面向第二语言使用者的公平ASR：基于公平性提示微调的方法 (Towards Fair ASR For Second Language Speakers Using Fairness Prompted Finetuning)

In this work, we address the challenge of building fair English ASR systems for second-language speakers. Our analysis of widely used ASR models, Whisper and Seamless-M4T, reveals large fluctuations in word error rate (WER) across 26 accent groups, indicating significant fairness gaps. To mitigate this, we propose fairness-prompted finetuning with lightweight adapters, incorporating Spectral Decoupling (SD), Group Distributionally Robust Optimization (Group-DRO), and Invariant Risk Minimization (IRM). Our proposed fusion of traditional empirical risk minimization (ERM) with cross-entropy and fairness-driven objectives (SD, Group DRO, and IRM) enhances fairness across accent groups while maintaining overall recognition accuracy.
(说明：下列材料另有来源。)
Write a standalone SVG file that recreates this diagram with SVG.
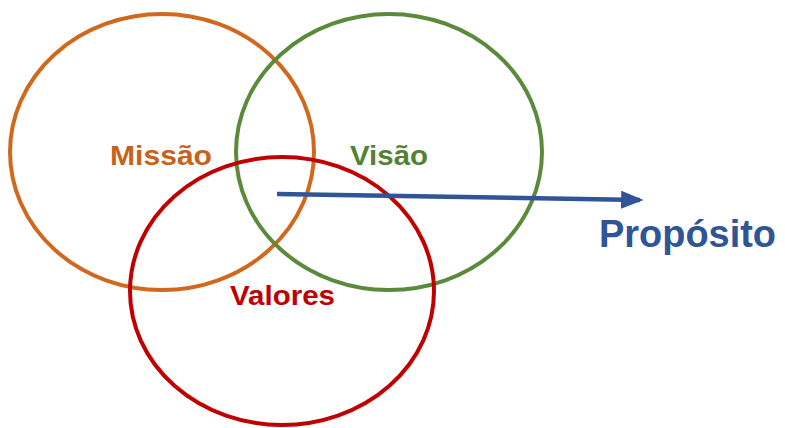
<svg xmlns="http://www.w3.org/2000/svg" width="785" height="428" viewBox="0 0 785 428">
<style>
  .ring { fill: none; stroke-width: 4; }
  .lbl { font-family: "Liberation Sans", Arial, sans-serif; font-weight: bold; font-size: 28px; }
</style>
<defs>
  <marker id="ah" markerWidth="5" markerHeight="4" refX="4.2" refY="2" orient="auto" markerUnits="strokeWidth">
    <path d="M0,0 L5,2 L0,4 Z" fill="#2F5597"/>
  </marker>
</defs>
<rect width="785" height="428" fill="#ffffff"/>
<g id="missao">
  <ellipse class="ring" cx="162" cy="152" rx="152" ry="138" stroke="#D0691E"/>
</g>
<g id="visao">
  <ellipse class="ring" cx="389" cy="152" rx="153" ry="138" stroke="#5A8A3A"/>
</g>
<g id="valores">
  <ellipse class="ring" cx="282" cy="291" rx="152" ry="134" stroke="#C00000"/>
</g>
<g id="labels">
  <text class="lbl" x="110" y="165" fill="#C8621B" textLength="102" lengthAdjust="spacingAndGlyphs">Missão</text>
  <text class="lbl" x="350" y="165" fill="#548235" textLength="78" lengthAdjust="spacingAndGlyphs">Visão</text>
  <text class="lbl" x="230" y="305" fill="#C00000" textLength="105" lengthAdjust="spacingAndGlyphs">Valores</text>
</g>
<g id="connectors">
  <line x1="277" y1="194" x2="640" y2="200" stroke="#2F5597" stroke-width="4.5" marker-end="url(#ah)"/>
</g>
<g id="proposito">
  <text x="599" y="247" fill="#2F5597" font-family="Liberation Sans, Arial, sans-serif" font-weight="bold" font-size="39" textLength="177" lengthAdjust="spacingAndGlyphs">Propósito</text>
</g>
</svg>
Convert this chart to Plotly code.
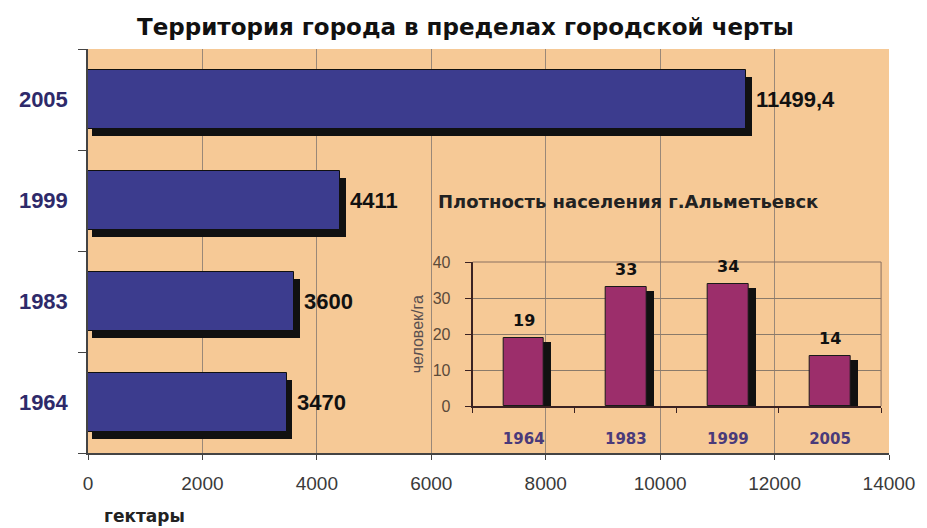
import plotly.graph_objects as go

# ---------------- data ----------------
years = ["1964", "1983", "1999", "2005"]
area_ha = [3470, 3600, 4411, 11499.4]
area_labels = ["3470", "3600", "4411", "11499,4"]
density = [19, 33, 34, 14]
density_labels = ["19", "33", "34", "14"]
x_tickvals = [0, 2000, 4000, 6000, 8000, 10000, 12000, 14000]
y2_tickvals = [0, 10, 20, 30, 40]

title_text = "Территория города в пределах городской черты"
inset_title = "Плотность населения г.Альметьевск"
x_unit = "гектары"
y2_unit = "человек/га"

# ---------------- geometry / style ----------------
W, H = 927, 528
ML, MR, MT, MB = 88, 29, 49, 75
PW, PH = W - ML - MR, H - MT - MB
XMAX = 14000
ux = XMAX / PW                      # data units per pixel on main x
cat_px = PH / len(years)

ins_x0, ins_x1, ins_ytop, ins_ybot = 477, 890, 262, 406
Y2MAX = 40
uy2 = Y2MAX / (ins_ybot - ins_ytop)
cat2_px = (ins_x1 - ins_x0) / len(years)

BG = "#F6C996"
BAR1 = "#3C3C8E"
BAR2 = "#9C2E6B"
SHADOW = "#111111"
SANS = "Liberation Sans, Arial, sans-serif"
WIDE = "DejaVu Sans, Verdana, sans-serif"

bw1 = 0.584
sh_dx, sh_dy, sh_left = 6, 7, 4
bw2 = 0.40
sh2_dx, sh2_dy = 7, 4

fig = go.Figure()

# main bars: shadow then bar
fig.add_trace(go.Bar(
    y=years, x=[v + (sh_dx - sh_left) * ux for v in area_ha], base=sh_left * ux,
    orientation="h", width=bw1, offset=-bw1 / 2 - sh_dy / cat_px,
    marker=dict(color=SHADOW, line=dict(width=0)), hoverinfo="skip",
    xaxis="x", yaxis="y", showlegend=False))
fig.add_trace(go.Bar(
    y=years, x=area_ha, orientation="h", width=bw1, offset=-bw1 / 2,
    marker=dict(color=BAR1, line=dict(color="#101010", width=1)),
    xaxis="x", yaxis="y", showlegend=False))

# inset bars
fig.add_trace(go.Bar(
    x=years, y=[v - sh2_dy * uy2 for v in density], width=bw2,
    offset=-bw2 / 2 + sh2_dx / cat2_px,
    marker=dict(color=SHADOW, line=dict(width=0)), hoverinfo="skip",
    xaxis="x2", yaxis="y2", showlegend=False))
fig.add_trace(go.Bar(
    x=years, y=density, width=bw2, offset=-bw2 / 2,
    marker=dict(color=BAR2, line=dict(color="#1a1a1a", width=1)),
    xaxis="x2", yaxis="y2", showlegend=False))

annotations = []
for i, (v, lab) in enumerate(zip(area_ha, area_labels)):
    annotations.append(dict(x=v, y=i, xref="x", yref="y", text="<b>" + lab + "</b>",
                            showarrow=False, xanchor="left", yanchor="middle",
                            xshift=sh_dx + 2,
                            font=dict(family=SANS, size=22, color="#111111")))
for i, (v, lab) in enumerate(zip(density, density_labels)):
    annotations.append(dict(x=i, y=v, xref="x2", yref="y2", text="<b>" + lab + "</b>",
                            showarrow=False, xanchor="center", yanchor="bottom",
                            yshift=6,
                            font=dict(family=WIDE, size=16, color="#111111")))

def px_x(px):
    return (px - ML) / PW

def px_y(py):
    return (H - MB - py) / PH

annotations += [
    dict(x=px_x(470), y=px_y(27), xref="paper", yref="paper", text="<b>" + title_text + "</b>",
         showarrow=False, xanchor="center", yanchor="middle",
         font=dict(family=WIDE, size=23, color="#111111")),
    dict(x=px_x(440), y=px_y(201), xref="paper", yref="paper", text="<b>" + inset_title + "</b>",
         showarrow=False, xanchor="left", yanchor="middle",
         font=dict(family=WIDE, size=18, color="#222222")),
    dict(x=px_x(102), y=px_y(516), xref="paper", yref="paper", text="<b>" + x_unit + "</b>",
         showarrow=False, xanchor="left", yanchor="middle",
         font=dict(family=WIDE, size=17, color="#222222")),
    dict(x=px_x(421), y=px_y((ins_ytop + ins_ybot) / 2), xref="paper", yref="paper",
         text=y2_unit, textangle=-90, showarrow=False, xanchor="center", yanchor="middle",
         font=dict(family=SANS, size=16, color="#5a5050")),
]

shapes = [
    dict(type="rect", xref="paper", yref="paper", x0=0, x1=1, y0=0, y1=1,
         fillcolor=BG, line=dict(width=0), layer="below"),
    dict(type="line", xref="x2 domain", yref="y2 domain", x0=1, x1=1, y0=0, y1=1,
         line=dict(color="#8a7060", width=1)),
    dict(type="line", xref="x2 domain", yref="y2 domain", x0=0, x1=1, y0=1, y1=1,
         line=dict(color="#8a7060", width=1)),
]

fig.update_layout(
    width=W, height=H,
    margin=dict(l=ML, r=MR, t=MT, b=MB),
    paper_bgcolor="white", plot_bgcolor="rgba(0,0,0,0)",
    barmode="overlay", bargap=0,
    showlegend=False,
    annotations=annotations, shapes=shapes,
    xaxis=dict(domain=[0, 1], range=[0, XMAX], tickvals=x_tickvals, tickformat="d",
               showgrid=True, gridcolor="#9a8878", gridwidth=1,
               showline=True, linecolor="#444444", linewidth=1.5,
               ticks="outside", ticklen=5, tickcolor="#444444",
               tickfont=dict(family=SANS, size=19, color="#3a3a3a"),
               ticklabelstandoff=7, zeroline=False, fixedrange=True),
    yaxis=dict(domain=[0, 1], type="category", categoryarray=years,
               range=[-0.5, len(years) - 0.5],
               showgrid=False, showline=True, linecolor="#444444", linewidth=1.5,
               ticks="outside", ticklen=8, tickcolor="#444444", tickson="boundaries",
               tickfont=dict(family=SANS, size=22, color="#2E2A6A", weight="bold"),
               ticklabelstandoff=14, fixedrange=True),
    xaxis2=dict(domain=[px_x(ins_x0), px_x(ins_x1)], anchor="y2", type="category",
                categoryarray=years, range=[-0.5, len(years) - 0.5],
                showgrid=False, showline=True, linecolor="#3a2222", linewidth=2,
                ticks="outside", ticklen=5, tickcolor="#3a2222", tickson="boundaries",
                tickfont=dict(family=WIDE, size=15, color="#4A3A7A", weight="bold"),
                ticklabelstandoff=18, fixedrange=True),
    yaxis2=dict(domain=[px_y(ins_ybot), px_y(ins_ytop)], anchor="x2",
                range=[0, Y2MAX], tickvals=y2_tickvals,
                showgrid=True, gridcolor="#8a7a6a", gridwidth=1,
                showline=True, linecolor="#3a2222", linewidth=2,
                ticks="outside", ticklen=6, tickcolor="#3a2222",
                tickfont=dict(family=SANS, size=16, color="#5B4A3A"),
                ticklabelstandoff=11, zeroline=False, fixedrange=True),
)

fig.write_html("out.html", config={"displayModeBar": False},
               post_script="document.body.style.margin='0';")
In terms of macro-averaged word error rate, our approach achieves a relative improvement of 58.7% and 58.5% over the large pretrained Whisper and SeamlessM4T, and 9.7% and 7.8% over them, finetuning with standard empirical risk minimization with cross-entropy loss.

翻译：在本工作中，我们致力于解决为第二语言使用者构建公平英语自动语音识别（ASR）系统的挑战。我们对广泛使用的ASR模型（Whisper和Seamless-M4T）的分析表明，在26个口音群体中，词错误率（WER）存在巨大波动，揭示了显著的公平性差距。为缓解此问题，我们提出采用轻量级适配器进行公平性提示微调，该方法融合了谱解耦（SD）、组分布鲁棒优化（Group-DRO）以及不变风险最小化（IRM）。我们提出的方法将传统的基于交叉熵的经验风险最小化（ERM）与公平性驱动目标（SD、Group DRO和IRM）相结合，在保持整体识别准确性的同时，提升了跨口音群体的公平性。在宏观平均词错误率方面，相较于大规模预训练的Whisper和SeamlessM4T模型，我们的方法分别实现了58.7%和58.5%的相对提升；相较于使用标准交叉熵损失经验风险最小化进行微调的同一模型，则分别实现了9.7%和7.8%的相对提升。